When learning about your renters rights, make sure you thoroughly understand your rental agreement. Before you sign a contract, read it carefully and make sure you understand what it all means. This will protect you from signing unfair agreements that could hurt you later on.
NOTE: The statements and representation made in this article are not meant to be construed as stated or implied legal advice. Consult an attorney to seek answers to your legal questions.
Landlord tenant rights, or landlord tenant laws, refer to the laws put in place for both landlords and residents. These laws outline the renters rights, expectations, and duties that both parties have for themselves and toward each other.
First of all, what is a tenant? This is someone who lives on a rental property. Some other words that are often used are renters, residents, occupants, leaseholder, or lessee. This is the person who is living in rental housing and paying rent.
Your renters rights are there to protect you as someone who has signed a lease agreement and is paying rent.

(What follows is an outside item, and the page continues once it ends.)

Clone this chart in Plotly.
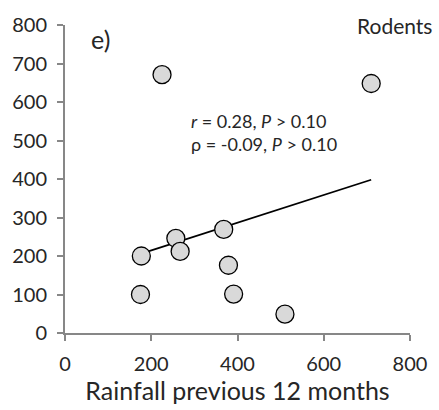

These laws can protect you if you don’t want your landlord to retaliate against you unfairly or if you want to avoid housing discrimination, and can even keep you safe from sexual harassment from property management.
State laws may vary with regards to renter and landlord responsibilities, but many of these laws and regulations are similar across various state laws.
The Fair Housing Act (FHA) was enacted in 1968. There was already the Civil Rights Act enacted in 1964, but the FHA extended the protection that the Civil Rights Act gave to renters and landlords. With the FHA, landlords cannot discriminate against anyone on the basis of race, religion, sex, familial status, or disability in advertising or rental applications.
The Uniform Residential Landlord Tenant Act (URLTA) was enacted in 1972. It states that residents have a renters right to safe and clean living conditions.
As someone who rents a property, you have a renters right to a rental property that meets certain requirements for habitability. Landlords have a legal obligation to maintain their rental properties and respond to renters who file a complaint in a reasonable amount of time.
A landlord may own a rental property, but that doesn't give property management the right to enter or use the rental property whenever they want. In a standard lease agreement, renters are entitled to a level of privacy.
This means that landlords can only disturb their renters when there is an emergency, a repair needs to be made, or the landlord wants to show the rental property to a potential buyer. In these instances, the landlord must provide at least 24 hours notice before entering a property that a lessee pays monthly rent on.
If you sign a lease agreement or a sublease agreement, you have a renters right to a copy of this agreement. This rental contract outlines the terms of your rental agreement like how much your rent payments are and any other terms and conditions of your rental agreement.
If you ever need legal aid or you need to file a complaint, you'll want to have a copy of your rental agreement handy.
First of all, what is a landlord? A landlord is someone who owns a rental property and rents a property out to occupants. Some other words that are often used in place of "landlord" are property owner, proprietor, lessor, or property management. This is the person who owns, manages, and maintains a rental property for the residents.
Your landlord rights are there to protect you as someone who owns and rents a property. These laws can protect you from issues with occupants or the property. State laws may vary with regards to landlord rights and landlord responsibilities, but many of these laws and regulations are similar across various states.
Landlords are required to maintain their rental properties to a reasonable degree. They must keep their rental properties clean, safe, and sanitary. But landlords also have a right to expect their leaseholders to maintain the property they rent to a certain degree. This protects landlords when renters cause property damage.
Landlords have a right to enter the rental property when necessary for things like emergencies or necessary repairs, but they must provide a notice of entry at least 24 hours before they plan on entering the premises.
Whether you're paying rent or an owner of rental housing, it's important to know all about renters rights and landlord rights. Both renters and landlords need to know about landlord renters rights and laws so that both parties understand what is and isn't expected of them.